** start Supplied information **

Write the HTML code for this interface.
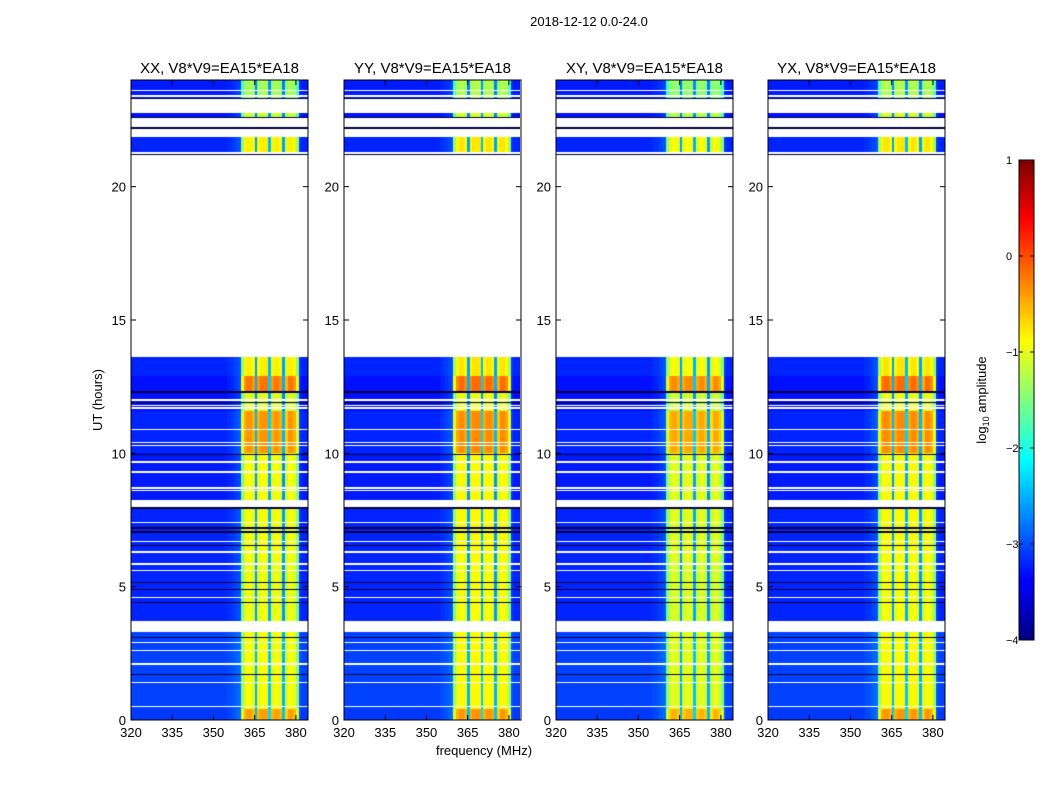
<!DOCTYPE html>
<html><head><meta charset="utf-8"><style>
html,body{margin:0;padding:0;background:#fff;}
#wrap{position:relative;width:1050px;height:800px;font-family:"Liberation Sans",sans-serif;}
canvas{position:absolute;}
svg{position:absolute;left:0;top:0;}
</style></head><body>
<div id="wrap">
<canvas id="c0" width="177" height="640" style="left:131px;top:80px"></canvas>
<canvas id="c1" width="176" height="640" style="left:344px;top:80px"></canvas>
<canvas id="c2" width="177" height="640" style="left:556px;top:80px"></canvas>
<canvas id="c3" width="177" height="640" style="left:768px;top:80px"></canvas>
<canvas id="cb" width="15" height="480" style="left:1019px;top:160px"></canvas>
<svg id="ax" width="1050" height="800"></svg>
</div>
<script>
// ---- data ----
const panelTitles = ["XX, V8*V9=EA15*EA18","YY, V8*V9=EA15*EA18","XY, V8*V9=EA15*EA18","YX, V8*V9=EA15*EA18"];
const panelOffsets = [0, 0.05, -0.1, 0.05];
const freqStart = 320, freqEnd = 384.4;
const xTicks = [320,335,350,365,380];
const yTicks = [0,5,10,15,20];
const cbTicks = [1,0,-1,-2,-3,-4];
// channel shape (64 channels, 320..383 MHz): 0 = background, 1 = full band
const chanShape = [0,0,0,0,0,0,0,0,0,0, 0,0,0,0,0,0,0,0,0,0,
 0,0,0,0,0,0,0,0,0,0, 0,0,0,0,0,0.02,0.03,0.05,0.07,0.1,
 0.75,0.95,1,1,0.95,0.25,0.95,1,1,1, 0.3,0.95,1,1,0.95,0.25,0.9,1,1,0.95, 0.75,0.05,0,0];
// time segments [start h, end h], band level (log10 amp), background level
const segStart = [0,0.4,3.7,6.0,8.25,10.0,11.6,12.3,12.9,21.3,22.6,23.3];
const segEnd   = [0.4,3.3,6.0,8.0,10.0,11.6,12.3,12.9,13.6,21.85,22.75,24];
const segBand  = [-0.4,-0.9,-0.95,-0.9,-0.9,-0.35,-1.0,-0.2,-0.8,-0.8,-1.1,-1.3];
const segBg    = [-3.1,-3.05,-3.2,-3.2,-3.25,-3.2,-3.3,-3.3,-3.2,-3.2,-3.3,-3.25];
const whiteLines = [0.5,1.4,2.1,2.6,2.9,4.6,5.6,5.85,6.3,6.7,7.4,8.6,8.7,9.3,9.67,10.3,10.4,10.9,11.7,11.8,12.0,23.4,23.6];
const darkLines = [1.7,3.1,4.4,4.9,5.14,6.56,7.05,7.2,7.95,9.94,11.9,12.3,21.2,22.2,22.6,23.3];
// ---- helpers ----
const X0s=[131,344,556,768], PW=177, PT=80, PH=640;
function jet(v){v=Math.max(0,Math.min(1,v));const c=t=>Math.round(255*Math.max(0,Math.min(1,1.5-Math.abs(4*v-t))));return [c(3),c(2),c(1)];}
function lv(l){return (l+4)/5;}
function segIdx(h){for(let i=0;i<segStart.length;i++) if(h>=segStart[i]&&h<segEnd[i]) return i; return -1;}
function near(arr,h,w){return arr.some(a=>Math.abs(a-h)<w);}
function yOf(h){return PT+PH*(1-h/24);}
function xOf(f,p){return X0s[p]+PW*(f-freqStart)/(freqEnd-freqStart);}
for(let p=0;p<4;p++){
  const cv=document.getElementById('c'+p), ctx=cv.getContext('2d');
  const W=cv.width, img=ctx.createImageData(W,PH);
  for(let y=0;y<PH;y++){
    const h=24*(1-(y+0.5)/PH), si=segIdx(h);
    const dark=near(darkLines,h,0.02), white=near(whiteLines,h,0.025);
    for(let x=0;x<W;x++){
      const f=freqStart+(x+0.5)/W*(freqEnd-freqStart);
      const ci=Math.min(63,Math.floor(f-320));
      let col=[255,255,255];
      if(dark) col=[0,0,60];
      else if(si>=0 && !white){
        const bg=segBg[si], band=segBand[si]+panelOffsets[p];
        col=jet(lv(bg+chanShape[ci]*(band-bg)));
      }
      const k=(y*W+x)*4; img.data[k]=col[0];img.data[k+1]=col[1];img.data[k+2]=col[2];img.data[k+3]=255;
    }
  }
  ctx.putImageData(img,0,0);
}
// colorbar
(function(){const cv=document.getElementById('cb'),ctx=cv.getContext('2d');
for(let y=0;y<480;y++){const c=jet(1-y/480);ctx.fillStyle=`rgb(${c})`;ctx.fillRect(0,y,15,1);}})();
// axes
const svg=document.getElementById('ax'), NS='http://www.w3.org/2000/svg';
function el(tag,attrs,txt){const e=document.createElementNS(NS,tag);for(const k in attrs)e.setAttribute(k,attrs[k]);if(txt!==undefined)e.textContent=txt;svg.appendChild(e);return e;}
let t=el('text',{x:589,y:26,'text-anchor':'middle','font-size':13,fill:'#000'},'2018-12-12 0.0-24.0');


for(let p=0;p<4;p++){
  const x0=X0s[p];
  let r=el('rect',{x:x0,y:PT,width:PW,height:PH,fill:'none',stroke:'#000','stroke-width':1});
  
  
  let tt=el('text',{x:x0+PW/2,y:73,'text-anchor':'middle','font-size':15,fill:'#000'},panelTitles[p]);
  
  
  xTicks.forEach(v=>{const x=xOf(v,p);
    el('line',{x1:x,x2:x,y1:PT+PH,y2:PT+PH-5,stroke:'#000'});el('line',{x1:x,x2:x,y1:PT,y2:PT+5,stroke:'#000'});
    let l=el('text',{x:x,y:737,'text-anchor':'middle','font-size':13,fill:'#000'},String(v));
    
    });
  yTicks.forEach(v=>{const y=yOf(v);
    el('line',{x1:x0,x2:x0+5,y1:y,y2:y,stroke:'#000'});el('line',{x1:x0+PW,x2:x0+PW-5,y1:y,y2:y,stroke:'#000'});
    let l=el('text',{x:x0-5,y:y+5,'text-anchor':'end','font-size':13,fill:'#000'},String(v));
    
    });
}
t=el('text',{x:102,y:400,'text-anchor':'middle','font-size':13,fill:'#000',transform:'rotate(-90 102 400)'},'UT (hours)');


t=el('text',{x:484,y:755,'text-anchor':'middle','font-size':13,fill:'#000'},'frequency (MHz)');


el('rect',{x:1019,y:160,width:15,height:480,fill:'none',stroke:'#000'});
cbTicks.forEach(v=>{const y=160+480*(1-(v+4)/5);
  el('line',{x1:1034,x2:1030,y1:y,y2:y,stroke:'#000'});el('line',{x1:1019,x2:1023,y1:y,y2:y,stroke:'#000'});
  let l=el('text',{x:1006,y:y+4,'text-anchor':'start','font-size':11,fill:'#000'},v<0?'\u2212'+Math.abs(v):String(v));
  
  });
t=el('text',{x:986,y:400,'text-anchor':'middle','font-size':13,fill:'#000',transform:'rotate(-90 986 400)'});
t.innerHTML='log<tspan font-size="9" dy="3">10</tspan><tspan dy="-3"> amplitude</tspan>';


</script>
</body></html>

** end Supplied information **

Exercise instructions: Keep the pictures out of the copy and write out the data exactly as it stands.

Response to this exercise:
Write the HTML code for this interface.
<!DOCTYPE html>
<html><head><meta charset="utf-8"><style>
html,body{margin:0;padding:0;background:#fff;}
#wrap{position:relative;width:1050px;height:800px;font-family:"Liberation Sans",sans-serif;}
canvas{position:absolute;}
svg{position:absolute;left:0;top:0;}
</style></head><body>
<div id="wrap">
<canvas id="c0" width="177" height="640" style="left:131px;top:80px"></canvas>
<canvas id="c1" width="176" height="640" style="left:344px;top:80px"></canvas>
<canvas id="c2" width="177" height="640" style="left:556px;top:80px"></canvas>
<canvas id="c3" width="177" height="640" style="left:768px;top:80px"></canvas>
<canvas id="cb" width="15" height="480" style="left:1019px;top:160px"></canvas>
<svg id="ax" width="1050" height="800"></svg>
</div>
<script>
// ---- data ----
const panelTitles = ["XX, V8*V9=EA15*EA18","YY, V8*V9=EA15*EA18","XY, V8*V9=EA15*EA18","YX, V8*V9=EA15*EA18"];
const panelOffsets = [0, 0.05, -0.1, 0.05];
const freqStart = 320, freqEnd = 384.4;
const xTicks = [320,335,350,365,380];
const yTicks = [0,5,10,15,20];
const cbTicks = [1,0,-1,-2,-3,-4];
// channel shape (64 channels, 320..383 MHz): 0 = background, 1 = full band
const chanShape = [0,0,0,0,0,0,0,0,0,0, 0,0,0,0,0,0,0,0,0,0,
 0,0,0,0,0,0,0,0,0,0, 0,0,0,0,0,0.02,0.03,0.05,0.07,0.1,
 0.75,0.95,1,1,0.95,0.25,0.95,1,1,1, 0.3,0.95,1,1,0.95,0.25,0.9,1,1,0.95, 0.75,0.05,0,0];
// time segments [start h, end h], band level (log10 amp), background level
const segStart = [0,0.4,3.7,6.0,8.25,10.0,11.6,12.3,12.9,21.3,22.6,23.3];
const segEnd   = [0.4,3.3,6.0,8.0,10.0,11.6,12.3,12.9,13.6,21.85,22.75,24];
const segBand  = [-0.4,-0.9,-0.95,-0.9,-0.9,-0.35,-1.0,-0.2,-0.8,-0.8,-1.1,-1.3];
const segBg    = [-3.1,-3.05,-3.2,-3.2,-3.25,-3.2,-3.3,-3.3,-3.2,-3.2,-3.3,-3.25];
const whiteLines = [0.5,1.4,2.1,2.6,2.9,4.6,5.6,5.85,6.3,6.7,7.4,8.6,8.7,9.3,9.67,10.3,10.4,10.9,11.7,11.8,12.0,23.4,23.6];
const darkLines = [1.7,3.1,4.4,4.9,5.14,6.56,7.05,7.2,7.95,9.94,11.9,12.3,21.2,22.2,22.6,23.3];
// ---- helpers ----
const X0s=[131,344,556,768], PW=177, PT=80, PH=640;
function jet(v){v=Math.max(0,Math.min(1,v));const c=t=>Math.round(255*Math.max(0,Math.min(1,1.5-Math.abs(4*v-t))));return [c(3),c(2),c(1)];}
function lv(l){return (l+4)/5;}
function segIdx(h){for(let i=0;i<segStart.length;i++) if(h>=segStart[i]&&h<segEnd[i]) return i; return -1;}
function near(arr,h,w){return arr.some(a=>Math.abs(a-h)<w);}
function yOf(h){return PT+PH*(1-h/24);}
function xOf(f,p){return X0s[p]+PW*(f-freqStart)/(freqEnd-freqStart);}
for(let p=0;p<4;p++){
  const cv=document.getElementById('c'+p), ctx=cv.getContext('2d');
  const W=cv.width, img=ctx.createImageData(W,PH);
  for(let y=0;y<PH;y++){
    const h=24*(1-(y+0.5)/PH), si=segIdx(h);
    const dark=near(darkLines,h,0.02), white=near(whiteLines,h,0.025);
    for(let x=0;x<W;x++){
      const f=freqStart+(x+0.5)/W*(freqEnd-freqStart);
      const ci=Math.min(63,Math.floor(f-320));
      let col=[255,255,255];
      if(dark) col=[0,0,60];
      else if(si>=0 && !white){
        const bg=segBg[si], band=segBand[si]+panelOffsets[p];
        col=jet(lv(bg+chanShape[ci]*(band-bg)));
      }
      const k=(y*W+x)*4; img.data[k]=col[0];img.data[k+1]=col[1];img.data[k+2]=col[2];img.data[k+3]=255;
    }
  }
  ctx.putImageData(img,0,0);
}
// colorbar
(function(){const cv=document.getElementById('cb'),ctx=cv.getContext('2d');
for(let y=0;y<480;y++){const c=jet(1-y/480);ctx.fillStyle=`rgb(${c})`;ctx.fillRect(0,y,15,1);}})();
// axes
const svg=document.getElementById('ax'), NS='http://www.w3.org/2000/svg';
function el(tag,attrs,txt){const e=document.createElementNS(NS,tag);for(const k in attrs)e.setAttribute(k,attrs[k]);if(txt!==undefined)e.textContent=txt;svg.appendChild(e);return e;}
let t=el('text',{x:589,y:26,'text-anchor':'middle','font-size':13,fill:'#000'},'2018-12-12 0.0-24.0');


for(let p=0;p<4;p++){
  const x0=X0s[p];
  let r=el('rect',{x:x0,y:PT,width:PW,height:PH,fill:'none',stroke:'#000','stroke-width':1});
  
  
  let tt=el('text',{x:x0+PW/2,y:73,'text-anchor':'middle','font-size':15,fill:'#000'},panelTitles[p]);
  
  
  xTicks.forEach(v=>{const x=xOf(v,p);
    el('line',{x1:x,x2:x,y1:PT+PH,y2:PT+PH-5,stroke:'#000'});el('line',{x1:x,x2:x,y1:PT,y2:PT+5,stroke:'#000'});
    let l=el('text',{x:x,y:737,'text-anchor':'middle','font-size':13,fill:'#000'},String(v));
    
    });
  yTicks.forEach(v=>{const y=yOf(v);
    el('line',{x1:x0,x2:x0+5,y1:y,y2:y,stroke:'#000'});el('line',{x1:x0+PW,x2:x0+PW-5,y1:y,y2:y,stroke:'#000'});
    let l=el('text',{x:x0-5,y:y+5,'text-anchor':'end','font-size':13,fill:'#000'},String(v));
    
    });
}
t=el('text',{x:102,y:400,'text-anchor':'middle','font-size':13,fill:'#000',transform:'rotate(-90 102 400)'},'UT (hours)');


t=el('text',{x:484,y:755,'text-anchor':'middle','font-size':13,fill:'#000'},'frequency (MHz)');


el('rect',{x:1019,y:160,width:15,height:480,fill:'none',stroke:'#000'});
cbTicks.forEach(v=>{const y=160+480*(1-(v+4)/5);
  el('line',{x1:1034,x2:1030,y1:y,y2:y,stroke:'#000'});el('line',{x1:1019,x2:1023,y1:y,y2:y,stroke:'#000'});
  let l=el('text',{x:1006,y:y+4,'text-anchor':'start','font-size':11,fill:'#000'},v<0?'\u2212'+Math.abs(v):String(v));
  
  });
t=el('text',{x:986,y:400,'text-anchor':'middle','font-size':13,fill:'#000',transform:'rotate(-90 986 400)'});
t.innerHTML='log<tspan font-size="9" dy="3">10</tspan><tspan dy="-3"> amplitude</tspan>';


</script>
</body></html>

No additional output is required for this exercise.